* **EXERCISE BRIEF**:
Reproduce the material that follows, please, but only from its first line to the line containing "(7,6) rectangle (580,736);", inclusive.

* **DATASET EXCERPT**:
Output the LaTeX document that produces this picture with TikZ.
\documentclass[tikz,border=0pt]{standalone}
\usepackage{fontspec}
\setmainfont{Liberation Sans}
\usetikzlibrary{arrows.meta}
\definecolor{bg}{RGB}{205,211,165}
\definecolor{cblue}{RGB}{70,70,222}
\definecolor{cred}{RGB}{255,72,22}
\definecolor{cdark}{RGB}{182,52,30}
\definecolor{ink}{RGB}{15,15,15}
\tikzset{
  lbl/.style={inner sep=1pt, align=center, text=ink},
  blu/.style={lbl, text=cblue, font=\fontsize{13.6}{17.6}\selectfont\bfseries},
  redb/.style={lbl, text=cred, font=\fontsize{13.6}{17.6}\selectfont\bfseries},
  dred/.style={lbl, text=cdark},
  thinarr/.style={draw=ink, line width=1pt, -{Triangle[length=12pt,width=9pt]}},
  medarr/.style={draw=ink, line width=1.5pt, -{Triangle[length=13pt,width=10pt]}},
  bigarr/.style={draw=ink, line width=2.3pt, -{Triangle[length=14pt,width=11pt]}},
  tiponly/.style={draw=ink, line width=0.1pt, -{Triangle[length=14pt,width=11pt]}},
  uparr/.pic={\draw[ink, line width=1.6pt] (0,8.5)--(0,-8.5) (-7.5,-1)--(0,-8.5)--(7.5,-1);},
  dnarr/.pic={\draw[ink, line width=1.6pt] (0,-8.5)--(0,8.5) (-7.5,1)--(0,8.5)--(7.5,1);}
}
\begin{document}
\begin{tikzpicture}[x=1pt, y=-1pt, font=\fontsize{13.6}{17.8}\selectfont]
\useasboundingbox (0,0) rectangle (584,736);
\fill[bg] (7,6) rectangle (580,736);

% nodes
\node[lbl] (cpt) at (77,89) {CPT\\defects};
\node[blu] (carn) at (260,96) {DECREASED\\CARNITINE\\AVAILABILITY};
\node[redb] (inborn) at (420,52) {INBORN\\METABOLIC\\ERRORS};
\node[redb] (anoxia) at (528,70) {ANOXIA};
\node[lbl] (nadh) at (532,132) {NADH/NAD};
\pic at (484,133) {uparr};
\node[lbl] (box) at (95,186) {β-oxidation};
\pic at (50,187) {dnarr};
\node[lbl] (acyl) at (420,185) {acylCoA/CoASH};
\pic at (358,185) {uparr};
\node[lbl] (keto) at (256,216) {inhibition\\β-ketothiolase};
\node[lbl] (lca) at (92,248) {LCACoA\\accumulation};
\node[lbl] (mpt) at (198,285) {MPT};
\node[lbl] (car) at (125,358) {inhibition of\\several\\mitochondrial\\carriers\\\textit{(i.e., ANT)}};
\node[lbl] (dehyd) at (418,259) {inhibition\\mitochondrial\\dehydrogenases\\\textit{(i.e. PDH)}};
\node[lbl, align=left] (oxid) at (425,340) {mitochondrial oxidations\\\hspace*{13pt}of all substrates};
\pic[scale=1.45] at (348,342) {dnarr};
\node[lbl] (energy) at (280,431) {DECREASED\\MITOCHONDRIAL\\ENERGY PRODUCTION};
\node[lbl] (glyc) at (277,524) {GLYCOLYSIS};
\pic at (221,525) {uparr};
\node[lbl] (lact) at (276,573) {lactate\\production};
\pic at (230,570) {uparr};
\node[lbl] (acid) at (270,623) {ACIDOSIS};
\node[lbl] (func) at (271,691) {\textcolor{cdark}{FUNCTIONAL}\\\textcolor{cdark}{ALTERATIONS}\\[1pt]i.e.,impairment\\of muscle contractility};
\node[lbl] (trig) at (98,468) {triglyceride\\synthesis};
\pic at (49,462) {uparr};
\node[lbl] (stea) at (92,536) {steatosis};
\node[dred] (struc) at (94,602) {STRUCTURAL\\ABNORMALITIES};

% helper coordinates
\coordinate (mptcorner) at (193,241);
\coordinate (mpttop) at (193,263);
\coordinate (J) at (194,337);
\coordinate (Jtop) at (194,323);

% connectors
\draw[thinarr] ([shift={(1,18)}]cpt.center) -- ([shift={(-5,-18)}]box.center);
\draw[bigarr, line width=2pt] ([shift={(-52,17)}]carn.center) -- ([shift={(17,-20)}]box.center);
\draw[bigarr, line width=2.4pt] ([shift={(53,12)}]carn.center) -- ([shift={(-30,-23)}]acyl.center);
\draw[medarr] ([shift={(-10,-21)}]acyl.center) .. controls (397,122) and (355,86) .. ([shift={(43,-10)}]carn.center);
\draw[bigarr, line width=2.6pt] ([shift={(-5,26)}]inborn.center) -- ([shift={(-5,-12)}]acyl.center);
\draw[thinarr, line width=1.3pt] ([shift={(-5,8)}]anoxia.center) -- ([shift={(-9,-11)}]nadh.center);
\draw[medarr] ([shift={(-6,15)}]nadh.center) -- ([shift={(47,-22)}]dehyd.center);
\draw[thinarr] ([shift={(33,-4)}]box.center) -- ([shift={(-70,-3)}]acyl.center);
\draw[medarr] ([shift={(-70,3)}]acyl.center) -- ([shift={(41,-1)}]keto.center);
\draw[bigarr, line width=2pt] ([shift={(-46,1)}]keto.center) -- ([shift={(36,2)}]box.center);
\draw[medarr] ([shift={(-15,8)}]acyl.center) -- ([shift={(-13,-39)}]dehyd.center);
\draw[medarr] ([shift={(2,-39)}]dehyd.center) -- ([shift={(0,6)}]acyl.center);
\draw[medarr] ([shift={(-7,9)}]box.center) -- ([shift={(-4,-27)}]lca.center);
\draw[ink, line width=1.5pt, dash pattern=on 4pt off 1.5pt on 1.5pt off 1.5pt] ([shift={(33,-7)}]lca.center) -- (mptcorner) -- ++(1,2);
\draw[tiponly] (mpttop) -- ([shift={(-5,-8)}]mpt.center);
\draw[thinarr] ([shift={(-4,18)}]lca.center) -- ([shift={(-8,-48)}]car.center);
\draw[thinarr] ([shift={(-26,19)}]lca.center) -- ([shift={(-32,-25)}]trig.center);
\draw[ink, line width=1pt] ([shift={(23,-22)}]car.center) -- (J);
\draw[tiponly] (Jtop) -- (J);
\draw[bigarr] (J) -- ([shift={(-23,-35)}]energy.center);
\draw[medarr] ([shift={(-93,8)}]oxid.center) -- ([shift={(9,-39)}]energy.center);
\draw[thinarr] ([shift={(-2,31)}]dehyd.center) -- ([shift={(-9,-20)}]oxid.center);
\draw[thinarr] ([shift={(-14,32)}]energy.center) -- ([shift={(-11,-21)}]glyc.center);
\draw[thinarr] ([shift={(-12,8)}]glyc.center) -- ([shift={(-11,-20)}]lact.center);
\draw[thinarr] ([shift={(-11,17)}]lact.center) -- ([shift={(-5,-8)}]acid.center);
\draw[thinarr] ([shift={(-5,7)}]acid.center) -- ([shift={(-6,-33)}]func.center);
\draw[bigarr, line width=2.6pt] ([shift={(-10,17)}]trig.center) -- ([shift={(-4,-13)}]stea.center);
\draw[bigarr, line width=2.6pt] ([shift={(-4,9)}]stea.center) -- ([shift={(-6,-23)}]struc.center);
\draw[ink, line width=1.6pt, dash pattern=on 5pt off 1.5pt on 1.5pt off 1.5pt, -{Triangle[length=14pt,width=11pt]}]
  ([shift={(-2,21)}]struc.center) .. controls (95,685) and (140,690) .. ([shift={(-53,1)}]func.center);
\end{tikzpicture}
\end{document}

* **SOLUTION TO THIS EXERCISE**:
Output the LaTeX document that produces this picture with TikZ.
\documentclass[tikz,border=0pt]{standalone}
\usepackage{fontspec}
\setmainfont{Liberation Sans}
\usetikzlibrary{arrows.meta}
\definecolor{bg}{RGB}{205,211,165}
\definecolor{cblue}{RGB}{70,70,222}
\definecolor{cred}{RGB}{255,72,22}
\definecolor{cdark}{RGB}{182,52,30}
\definecolor{ink}{RGB}{15,15,15}
\tikzset{
  lbl/.style={inner sep=1pt, align=center, text=ink},
  blu/.style={lbl, text=cblue, font=\fontsize{13.6}{17.6}\selectfont\bfseries},
  redb/.style={lbl, text=cred, font=\fontsize{13.6}{17.6}\selectfont\bfseries},
  dred/.style={lbl, text=cdark},
  thinarr/.style={draw=ink, line width=1pt, -{Triangle[length=12pt,width=9pt]}},
  medarr/.style={draw=ink, line width=1.5pt, -{Triangle[length=13pt,width=10pt]}},
  bigarr/.style={draw=ink, line width=2.3pt, -{Triangle[length=14pt,width=11pt]}},
  tiponly/.style={draw=ink, line width=0.1pt, -{Triangle[length=14pt,width=11pt]}},
  uparr/.pic={\draw[ink, line width=1.6pt] (0,8.5)--(0,-8.5) (-7.5,-1)--(0,-8.5)--(7.5,-1);},
  dnarr/.pic={\draw[ink, line width=1.6pt] (0,-8.5)--(0,8.5) (-7.5,1)--(0,8.5)--(7.5,1);}
}
\begin{document}
\begin{tikzpicture}[x=1pt, y=-1pt, font=\fontsize{13.6}{17.8}\selectfont]
\useasboundingbox (0,0) rectangle (584,736);
\fill[bg] (7,6) rectangle (580,736);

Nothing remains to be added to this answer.